Revising history has long been a cottage industry for politicians, academics and anyone else interested in putting their particular "spin" on historical events.
The distinguished senior Senator from Massachustetts, Ted Kennedy (or, as El Rushbo calls him "The Swimmer") is the latest to join the fray. According to this morning's Boston Globe, Kennedy has written a book that assails the Bush Administration (surprise, surprise), for (among other things) the invasion of Iraq in 2003, and his doctrine of preemptive attacks to defeat possible threats. According to Kennedy, these policies are dangerous, and run counter to American values:
''The premeditated nature of preventive attacks and preventive wars makes them anathema to well-established international principles against aggression. I'll have a Chivas. Make it a double.
Obviously, I tacked on those comments about Teddy's favorite, life-sustaining beverage. But the other observations can be found in his new book, "America Back on Track," scheduled for publication on 18 April. In a typically fawning article, the Globe reports that Kennedy cites his brothers' actions during the Cuban Missile Crisis as an example of sterling leadership during times of peril. As we've been told time and time again, Kennedy resisted the Pentagon's advice to launch airstrikes against Russian missile sites in Cuba, opting instead for a naval blockade and negotiations that eventually led to removal of the missiles, and the possible avoidance of nuclear war.
The missile crisis is often cited as Exhibit A of JFK's brillant, inspired leadership in the Golden Days of Camelot. Kennedy apologist Arthur Schlesinger, Jr liked it to " the ripening of American leadership unsurpassed in the responsible management of power." Four decades later, Teddy clearly hopes to burnish that "legacy" in his book, contrasting the events of 1962 with the "failures" of the current White House.

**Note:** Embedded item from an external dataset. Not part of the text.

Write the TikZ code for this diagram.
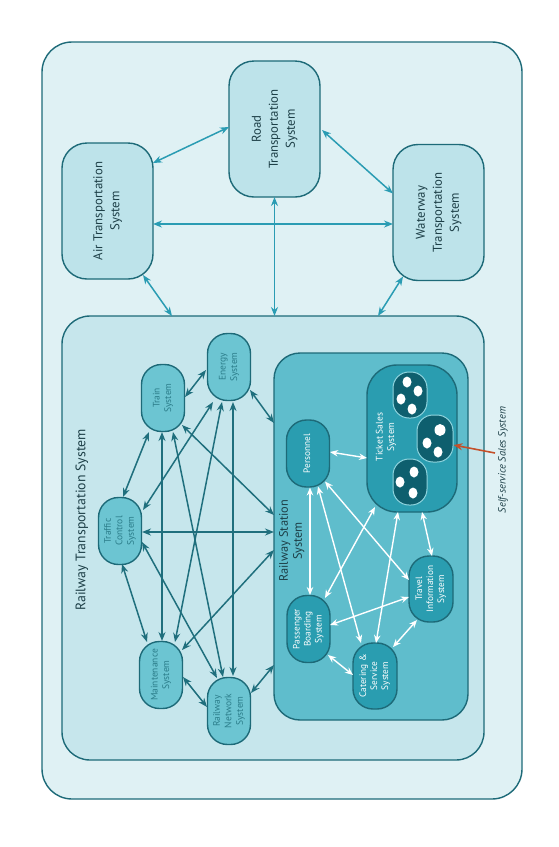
\documentclass[tikz,border=0pt]{standalone}
\usepackage{fontspec}
\setmainfont{PT Sans}
\usetikzlibrary{arrows.meta,calc}
\definecolor{outerfill}{HTML}{DFF1F4}
\definecolor{topfill}{HTML}{BDE3EA}
\definecolor{railfill}{HTML}{C6E6EC}
\definecolor{smallfill}{HTML}{6CC5D2}
\definecolor{stationfill}{HTML}{5FBDCC}
\definecolor{darkfill}{HTML}{2A9DB0}
\definecolor{ssfill}{HTML}{0E5F6E}
\definecolor{ssborder}{HTML}{8FD4DE}
\definecolor{bordercol}{HTML}{1D6A78}
\definecolor{toparrow}{HTML}{2A9CB3}
\definecolor{railarrow}{HTML}{1F6F7D}
\definecolor{titletext}{HTML}{1D3F47}
\definecolor{smalltext}{HTML}{2B7D8A}
\definecolor{redarrow}{HTML}{C4502A}
\newcommand{\rtxt}[1]{\rotatebox{90}{\begin{tabular}{@{}c@{}}#1\end{tabular}}}
\tikzset{
  boxbase/.style={draw=bordercol, line width=1.4pt, inner sep=0pt, outer sep=0pt},
  bigbox/.style={boxbase, rounded corners=28pt},
  topbox/.style={boxbase, fill=topfill, rounded corners=25pt, minimum width=91pt, minimum height=136pt,
    text=titletext, font=\fontsize{12.8}{17}\selectfont},
  smallnode/.style={boxbase, fill=smallfill, rounded corners=20pt, minimum width=43pt, minimum height=67pt,
    text=smalltext, font=\fontsize{9.5}{11.5}\selectfont},
  stnode/.style={boxbase, fill=darkfill, rounded corners=20pt, minimum width=43pt, minimum height=67pt,
    text=white, font=\fontsize{9.3}{11}\selectfont},
  ssnode/.style={draw=ssborder, line width=1pt, fill=ssfill, rounded corners=16pt, inner sep=0pt,
    minimum width=34pt, minimum height=46pt},
  toparr/.style={draw=toparrow, line width=1.5pt, {Stealth[length=9pt,width=7pt]}-{Stealth[length=9pt,width=7pt]}},
  railarr/.style={draw=railarrow, line width=1.5pt, {Stealth[length=9pt,width=7pt]}-{Stealth[length=9pt,width=7pt]}},
  whitearr/.style={draw=white, line width=1.4pt, {Stealth[length=8pt,width=6.5pt]}-{Stealth[length=8pt,width=6.5pt]}},
  dot/.style={fill=white, draw=none}
}
\begin{document}
\begin{tikzpicture}[x=1pt,y=-1pt]
\useasboundingbox (0,0) rectangle (559,847);
\fill[white] (0,0) rectangle (559,847);
% outer box
\node[bigbox, fill=outerfill, minimum width=480pt, minimum height=757pt, rounded corners=30pt] (outer) at (282,420.5) {};
% top-level boxes
\node[topbox] (air) at (107.5,211) {\rtxt{Air Transportation\\System}};
\node[topbox] (road) at (274.5,129) {\rtxt{Road\\Transportation\\System}};
\node[topbox] (water) at (438.5,212.5) {\rtxt{Waterway\\Transportation\\System}};
% railway transportation box
\node[bigbox, fill=railfill, minimum width=422pt, minimum height=444pt] (rail) at (273,538) {};
\node[text=titletext, font=\fontsize{13.8}{16}\selectfont, inner sep=0pt] (railtitle) at (82,520) {\rotatebox{90}{Railway Transportation System}};
% station box
\node[bigbox, fill=stationfill, minimum width=194pt, minimum height=367pt, rounded corners=26pt] (station) at (371,536.5) {};
\node[text=titletext, font=\fontsize{12.3}{14}\selectfont, inner sep=0pt] (sttitle) at (292,541) {\rtxt{Railway Station\\System}};
% railway subsystem nodes
\node[smallnode] (train) at (163,398) {\rtxt{Train\\System}};
\node[smallnode] (energy) at (229,367) {\rtxt{Energy\\System}};
\node[smallnode] (traffic) at (120,531) {\rtxt{Traffic\\Control\\System}};
\node[smallnode] (maint) at (161,675) {\rtxt{Maintenance\\System}};
\node[smallnode] (net) at (229,711) {\rtxt{Railway\\Network\\System}};
% station nodes
\node[stnode] (pers) at (308,453.5) {\rtxt{Personnel}};
\node[stnode, minimum width=90pt, minimum height=147pt, rounded corners=30pt] (ticket) at (412,438.5) {};
\node[text=white, font=\fontsize{9.5}{11.5}\selectfont, inner sep=0pt] (tickettext) at (386,437) {\rtxt{Ticket Sales\\System}};
\node[stnode, minimum width=44pt, minimum height=66pt] (travel) at (431,589) {\rtxt{Travel\\Information\\System}};
\node[stnode] (pass) at (308.5,629) {\rtxt{Passenger\\Boarding\\System}};
\node[stnode, minimum width=44pt, minimum height=66pt] (cater) at (375,676) {\rtxt{Catering \&\\Service\\System}};
% self-service ovals
\node[ssnode] (ss1) at (410,395) {};
\node[ssnode, minimum width=36pt, minimum height=47pt] (ss2) at (435,438.5) {};
\node[ssnode] (ss3) at (410,482) {};
% dots
\fill[dot] (407,382) ellipse (4.5 and 5.5);
\fill[dot] (418,391) ellipse (4.5 and 5.5);
\fill[dot] (401,399) ellipse (4.5 and 5.5);
\fill[dot] (412,409) ellipse (4.5 and 5.5);
\fill[dot] (440,430) ellipse (5.5 and 6);
\fill[dot] (427,443) ellipse (4.5 and 5.5);
\fill[dot] (438,452) ellipse (4.5 and 5.5);
\fill[dot] (414,472) ellipse (4.5 and 5.5);
\fill[dot] (400,482) ellipse (4.5 and 5.5);
\fill[dot] (413,493) ellipse (4.5 and 5.5);
% self-service label
\node[text=titletext, font=\fontsize{10.5}{12}\selectfont\itshape, inner sep=0pt] (sslabel) at (503,460) {\rotatebox{90}{Self-service Sales System}};
\draw[draw=redarrow, line width=1.6pt, -{Stealth[length=9pt,width=7pt]}] ($(sslabel.west)+(-3,-7)$) -- ($(ss2.east)+(0,6.5)$);
% top-level connectors
\draw[toparr] ($(air.east)+(0,-48)$) -- ($(road.west)+(0,-2)$);
\draw[toparr] ($(road.east)+(2,1)$) -- ($(water.west)+(0,-19)$);
\draw[toparr] ($(air.east)+(0,13)$) -- ($(water.west)+(0,11.5)$);
\draw[toparr] (road.south) -- (road.south |- rail.north);
\draw[toparr] ($(air.south east)+(-10,-4)$) -- ($(rail.north west)+(110,0)$);
\draw[toparr] ($(water.south west)+(10,-4)$) -- ($(rail.north east)+(-106,0)$);
% railway connectors
\draw[railarr] ($(train)+(22,-1)$) -- ($(energy)+(-23,3)$);
\draw[railarr] ($(train)+(-14,34)$) -- ($(traffic)+(3,-34)$);
\draw[railarr] ($(energy)+(-16,35)$) -- ($(traffic)+(23,-21)$);
\draw[railarr] ($(traffic)+(22,1)$) -- ($(station.west)+(0,-4.5)$);
\draw[railarr] ($(train)+(19,27)$) -- ($(station.west)+(0,-21.5)$);
\draw[railarr] ($(energy)+(21,23)$) -- ($(station.west)+(0,-113.5)$);
\draw[railarr] ($(train)+(-1,34)$) -- ($(maint)+(1,-34)$);
\draw[railarr] ($(train)+(10,34)$) -- ($(net)+(-6,-34)$);
\draw[railarr] ($(energy)+(-7,35)$) -- ($(maint)+(14,-33)$);
\draw[railarr] ($(energy)+(4,35)$) -- ($(net)+(4,-35)$);
\draw[railarr] ($(traffic)+(2,33)$) -- ($(maint)+(-14,-33)$);
\draw[railarr] ($(traffic)+(22,11)$) -- ($(net)+(-12,-33)$);
\draw[railarr] ($(maint)+(21,-25)$) -- ($(station.west)+(0,13.5)$);
\draw[railarr] ($(maint)+(22,2)$) -- ($(net)+(-22,-4)$);
\draw[railarr] ($(net)+(22,-18)$) -- ($(station.west)+(0,128.5)$);
% station connectors
\draw[whitearr] ($(pers)+(22,-1.5)$) -- ($(ticket)+(-45,19.5)$);
\draw[whitearr] ($(pers)+(2,34)$) -- ($(pass)+(1.5,-34)$);
\draw[whitearr] ($(pers)+(10,33)$) -- ($(cater)+(-14,-33)$);
\draw[whitearr] ($(pers)+(17,28)$) -- ($(travel)+(-22,-9)$);
\draw[whitearr] ($(ticket)+(-37,68.5)$) -- ($(pass)+(16.5,-31)$);
\draw[whitearr] ($(ticket)+(-14,73.5)$) -- ($(cater)+(1,-33)$);
\draw[whitearr] ($(ticket)+(10,73.5)$) -- ($(travel)+(1,-33)$);
\draw[whitearr] ($(travel)+(-22,8)$) -- ($(pass)+(21.5,-4)$);
\draw[whitearr] ($(travel)+(-14,31)$) -- ($(cater)+(18,-29)$);
\draw[whitearr] ($(pass)+(19.5,26)$) -- ($(cater)+(-22,-1)$);
\end{tikzpicture}
\end{document}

Unfortunately for the Massachusetts Driving Instructor, the real record of the missile crisis is less charitable to his deceased brothers. True, the Kennedys did manage to avoid a nuclear showdown with the USSR, but their "leadership"--particularly JFK's--was fraught with critical errors that actually helped precipitate--and even exacerbated--the crisis.
Reagan scholar Peter Schweizer's aptly titled 2002 essay, "Cuban Missile Crisis: Kennedy's Mistakes," does an excellent job de-bunking JFK's "brillant" handling of those eventful days in October. Drawing upon material from the Soviet archives, Schweizer notes that the Kremlin correctly sized up Kennedy as a "pragmatist" who would change positions or accomodate adversaries if it served his interests. Kennedy's response to communist aggression in Laos (1961), his withdrawal of air support at the Bay of Pigs (1961) and limited reaction to the building of the Berlin Wall (1962) tended to confirm that assessment. Soviet leader Nikita Khrushchev pegged the American President as a lightweight, someone he could have his way with:
In the Kremlin, the combination of Kennedy's tough words and lack of action was seen as weakness and fear. After JFK's speech on the Berlin crisis, Khrushchev hosted a secret meeting of the Central Committees of Communist Parties of the Soviet Union. "Kennedy spoke [to frighten us] and then got scared himself," snickered Khrushchev, according to a transcript. The president was "too much of a lightweight both for the Republicans as well as for the Democrats."
Once the missiles were discovered in Cuba--the usual starting point for most books about the crisis--the Kennedys conveyed the U.S. position (as Schweizer notes) in unambiguous terms. Unable to match U.S. nuclear and naval superiority--and facing a potential battlefield half a world away from the USSR--Khrushchev eventually backed down. But even in "defeat," the Soviets were able to extract key concessions from JFK, including a pledge "not" to invade Cuba (ensuring a permanent communist presence 90 miles from the U.S. mainland), and the removal of U.S. Jupiter missiles from Turkey--missiles aimed at the USSR.
Some analysts argue that the Jupiters were already obsolete by 1962 and would have been eventually removed, even if the crisis had never occurred. But that element of the "deal" was considered particularly sensitive by the Kennedys, who worried that it would be viewed as a sign of weakness. In his "secret" negotiations with the Soviet Ambassador during the crisis, RFK made it clear that the U.S. would never mention its missile withdrawal publicly. References to the missile deal were later excised--at RFK's request--from his diary of the crisis, published as the book "13 Days."
I don't plan to read The Swimmer's book, which promises to be nothing more than an exercise in Bush Bashing and reinforcement of Camelot. The Cuban Missile Crisis is not the shining example of Presidential leadership that has become a carefully-perpetuated legend. JFK and his brother found a way through the crisis, but it's a situation that JFK helped to create, by refusing to calibrate his tough rhetoric with more decisive action during the early stages of his Presidency. That's the real "legend" of the Cuban Missile Crisis, despite his younger brother's effort to sustain the myth.